Legal AI startup Harvey has raised $200 million in new funding, co-led by returning investors GIC and Sequoia, pushing the company's valuation to $11 billion. The round, announced March 25, 2026, also includes participation from Andreessen Horowitz, Coatue, Conviction Partners, Elad Gil, Evantic, and Kleiner Perkins.
The financing closed just months after Harvey raised funds at an $8 billion valuation in December 2025 - a velocity of capital accumulation that reflects both investor confidence and genuine enterprise traction in legal AI.
Revenue Growth and Market Traction
Harvey's financial metrics tell the clearest story of its momentum.
| Metric | Value |
|---|---|
| Current valuation | $11 billion |
| Latest round | $200 million |
| Annual recurring revenue (January 2026) | $190 million |
| Previous ARR milestone (August 2025) | $100 million |
| Previous valuation (December 2025) | $8 billion |
| AmLaw 100 coverage | Majority of firms |
| In-house legal teams | 500+ |
| Asset management firms | 50+ |
| Countries served | 60 |
The company hit $190 million in annual recurring revenue in January, nearly doubling from the $100 million figure it announced in August 2025. That growth rate - roughly 90% in five months - places Harvey among the fastest-scaling enterprise SaaS companies in recent history.
What Harvey Does
Harvey deploys AI agents that handle core legal workflows - contract review, due diligence, litigation research, and regulatory compliance analysis. Rather than building generic AI and hoping law firms adopt it, Harvey has invested heavily in legal-specific training data and domain expertise.

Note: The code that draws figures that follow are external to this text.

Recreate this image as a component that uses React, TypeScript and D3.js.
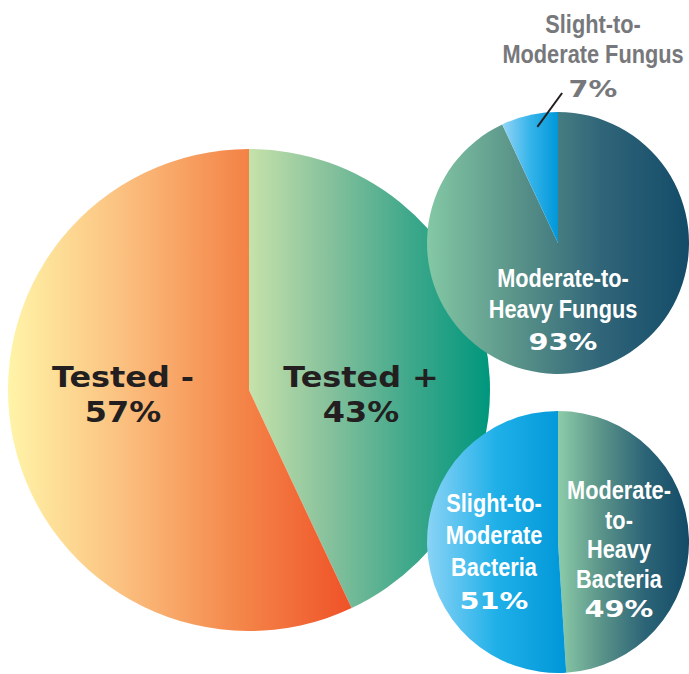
import React from 'react';
import * as d3 from 'd3';

// Data
const testLabels = ['Tested +', 'Tested -'];
const testValues = [43, 57];

const fungusLabels = ['Moderate-to-Heavy Fungus', 'Slight-to-Moderate Fungus'];
const fungusValues = [93, 7];

const bacteriaLabels = ['Moderate-to-Heavy Bacteria', 'Slight-to-Moderate Bacteria'];
const bacteriaValues = [49, 51];

// gradient stops per slice (left -> right)
const gradients: Record<string, string[]> = {
  'Tested +': ['#c6e2aa', '#86c19c', '#3fa88b', '#00977d'],
  'Tested -': ['#fff4a8', '#fbc07f', '#f4874a', '#ef5228'],
  'Moderate-to-Heavy Fungus': ['#84c8a5', '#5a9489', '#306579', '#134b68'],
  'Slight-to-Moderate Fungus': ['#93d5f6', '#35b4ea', '#0097d9'],
  'Moderate-to-Heavy Bacteria': ['#8ccca9', '#5a9389', '#2c6477', '#134b68'],
  'Slight-to-Moderate Bacteria': ['#8ad3f6', '#1fb0e8', '#0096d8'],
};
const gradIds = Object.keys(gradients);
const gid = (label: string) => `grad-${gradIds.indexOf(label)}`;

const W = 689;
const H = 674;

const WIDE = '"DejaVu Sans", sans-serif';
const NARROW = '"Liberation Sans", Arial, sans-serif';
const NX = 0.87; // horizontal squeeze for the condensed labels
const PX = 1.25; // horizontal stretch for the small percent labels

interface PieProps {
  labels: string[];
  values: number[];
  cx: number;
  cy: number;
  r: number;
}

const pie = d3.pie<number>().sort(null).value(d => d);

const PieSlices: React.FC<PieProps> = ({ labels, values, cx, cy, r }) => {
  const arcs = pie(values);
  const arc = d3.arc<d3.PieArcDatum<number>>().innerRadius(0).outerRadius(r);
  return (
    <g transform={`translate(${cx},${cy})`}>
      {arcs.map((a, i) => (
        <path key={labels[i]} d={arc(a) || ''} fill={`url(#${gid(labels[i])})`} />
      ))}
    </g>
  );
};

const Txt: React.FC<{ x: number; y: number; sx: number; size: number; fill: string; font: string; children: React.ReactNode }> =
  ({ x, y, sx, size, fill, font, children }) => (
    <text
      transform={`translate(${x},${y}) scale(${sx},1)`}
      textAnchor="middle"
      fontFamily={font}
      fontWeight="bold"
      fontSize={size}
      fill={fill}
    >
      {children}
    </text>
  );

const App: React.FC = () => {
  const main = { cx: 249, cy: 390, r: 241 };
  const fungus = { cx: 558, cy: 243, r: 131 };
  const bact = { cx: 558, cy: 542, r: 131 };

  // leader line for the small fungus slice
  const small = pie(fungusValues)[1];
  const anchorAngle = small.startAngle + 0.6 * (small.endAngle - small.startAngle);
  const ax = fungus.cx + Math.sin(anchorAngle) * fungus.r * 0.9;
  const ay = fungus.cy - Math.cos(anchorAngle) * fungus.r * 0.9;
  const dir = 0.63;
  const len = 42;

  const pct = (v: number) => `${v}%`;
  const dark = '#231f20';
  const grey = '#77787b';
  const white = '#ffffff';

  return (
    <svg width={W} height={H} style={{ position: 'absolute', left: 0, top: 0 }}>
      <defs>
        {gradIds.map(k => (
          <linearGradient key={k} id={gid(k)} x1="0" x2="1" y1="0" y2="0">
            {gradients[k].map((c, i, arr) => (
              <stop key={i} offset={`${(i / (arr.length - 1)) * 100}%`} stopColor={c} />
            ))}
          </linearGradient>
        ))}
      </defs>

      <PieSlices labels={testLabels} values={testValues} {...main} />
      <PieSlices labels={fungusLabels} values={fungusValues} {...fungus} />
      <PieSlices labels={bacteriaLabels} values={bacteriaValues} {...bact} />

      {/* main pie labels */}
      <Txt x={main.cx + 112} y={main.cy - 3} sx={1.1} size={29} fill={dark} font={WIDE}>{testLabels[0]}</Txt>
      <Txt x={main.cx + 112} y={main.cy + 32} sx={1.1} size={29} fill={dark} font={WIDE}>{pct(testValues[0])}</Txt>
      <Txt x={main.cx - 126} y={main.cy - 3} sx={1.1} size={29} fill={dark} font={WIDE}>{testLabels[1]}</Txt>
      <Txt x={main.cx - 126} y={main.cy + 32} sx={1.1} size={29} fill={dark} font={WIDE}>{pct(testValues[1])}</Txt>

      {/* fungus pie */}
      <Txt x={fungus.cx + 5} y={fungus.cy + 44} sx={NX} size={25} fill={white} font={NARROW}>Moderate-to-</Txt>
      <Txt x={fungus.cx + 5} y={fungus.cy + 75} sx={NX} size={25} fill={white} font={NARROW}>Heavy Fungus</Txt>
      <Txt x={fungus.cx + 5} y={fungus.cy + 107} sx={PX} size={23} fill={white} font={WIDE}>{pct(fungusValues[0])}</Txt>

      <Txt x={593} y={33} sx={NX} size={25} fill={grey} font={NARROW}>Slight-to-</Txt>
      <Txt x={593} y={63} sx={NX} size={25} fill={grey} font={NARROW}>Moderate Fungus</Txt>
      <Txt x={593} y={97} sx={PX} size={23} fill={grey} font={WIDE}>{pct(fungusValues[1])}</Txt>
      <line
        x1={ax}
        y1={ay}
        x2={ax + Math.sin(dir) * len}
        y2={ay - Math.cos(dir) * len}
        stroke={dark}
        strokeWidth={2}
      />

      {/* bacteria pie */}
      <Txt x={bact.cx + 61} y={bact.cy - 43} sx={NX} size={25} fill={white} font={NARROW}>Moderate-</Txt>
      <Txt x={bact.cx + 61} y={bact.cy - 13} sx={NX} size={25} fill={white} font={NARROW}>to-</Txt>
      <Txt x={bact.cx + 61} y={bact.cy + 16} sx={NX} size={25} fill={white} font={NARROW}>Heavy</Txt>
      <Txt x={bact.cx + 61} y={bact.cy + 46} sx={NX} size={25} fill={white} font={NARROW}>Bacteria</Txt>
      <Txt x={bact.cx + 61} y={bact.cy + 75} sx={PX} size={23} fill={white} font={WIDE}>{pct(bacteriaValues[0])}</Txt>

      <Txt x={bact.cx - 64} y={bact.cy - 30} sx={NX} size={25} fill={white} font={NARROW}>Slight-to-</Txt>
      <Txt x={bact.cx - 64} y={bact.cy + 2} sx={NX} size={25} fill={white} font={NARROW}>Moderate</Txt>
      <Txt x={bact.cx - 64} y={bact.cy + 34} sx={NX} size={25} fill={white} font={NARROW}>Bacteria</Txt>
      <Txt x={bact.cx - 64} y={bact.cy + 67} sx={PX} size={23} fill={white} font={WIDE}>{pct(bacteriaValues[1])}</Txt>
    </svg>
  );
};

export default App;
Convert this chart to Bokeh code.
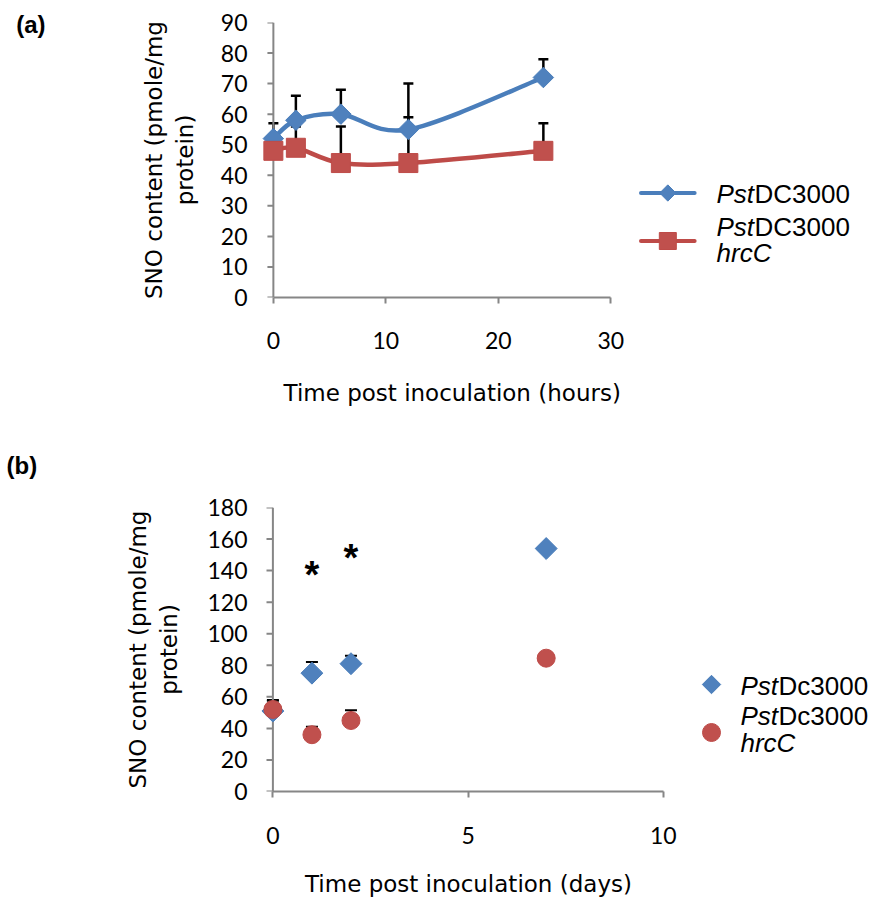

The platform's agents can:
- Draft and review contracts with jurisdiction-specific accuracy
- Conduct due diligence across thousands of documents in hours rather than weeks
- Research case law and regulations using natural language queries
- Generate legal memoranda with proper citations and analysis
- Support M&A transactions by analyzing deal documents at scale
The $11 Billion Club
Harvey becomes the latest AI startup to cross the $10 billion valuation mark, joining a select group that includes OpenAI, Anthropic, Perplexity, and Bret Taylor's Sierra. The investment will be used to expand the agents customers run on Harvey and grow the embedded legal engineering teams supporting them globally.
The legal AI market has attracted significant venture capital attention as law firms - traditionally slow to adopt technology - have moved aggressively to integrate AI into their operations. The global legal AI market is projected to grow from $2.1 billion in 2025 to over $12 billion by 2030.
Competitive Landscape
Harvey operates in an increasingly crowded but rapidly expanding market:
- Thomson Reuters - integrating AI across Westlaw and Practical Law
- LexisNexis - Lexis+ AI platform for legal research
- Casetext (acquired by Thomson Reuters) - CoCounsel AI legal assistant
- Luminance - AI contract intelligence platform
- Ironclad - AI-powered contract lifecycle management
Harvey's advantage lies in its depth of integration with law firm workflows and its enterprise-grade deployment model, which allows firms to run agents on their own data without exposing sensitive client information.
Implications for Virtual Assistant and Business Services
Harvey's rise illustrates a broader pattern: AI agents are penetrating professional services that were previously considered too specialized for automation. For legal virtual assistant providers, this creates both opportunity and urgency.
Legal support, paralegal assistance, and compliance monitoring are all functions that virtual assistants frequently handle for small and mid-sized law firms. The availability of sophisticated legal AI tools means VAs working in legal services need to upskill on these platforms - or risk being displaced by firms that adopt them directly.
At the same time, the complexity of deploying and managing these AI tools creates demand for human oversight and coordination. virtual assistant support who can serve as the bridge between AI-generated legal analysis and attorney review are positioning themselves for premium rates in a growing market. See the full range of legal VA task capabilities that law firms are outsourcing.
What Comes Next
With $190 million ARR and a $11 billion valuation, Harvey is likely on a path toward an IPO within the next 18-24 months. The company's expansion into asset management and in-house legal teams - beyond its initial law firm focus - suggests a platform ambition that extends well beyond the legal vertical.
For the broader AI agent ecosystem, Harvey's trajectory validates a key thesis: vertical-specific AI agents that deeply understand domain workflows can command premium valuations and rapid adoption rates that horizontal AI tools struggle to match.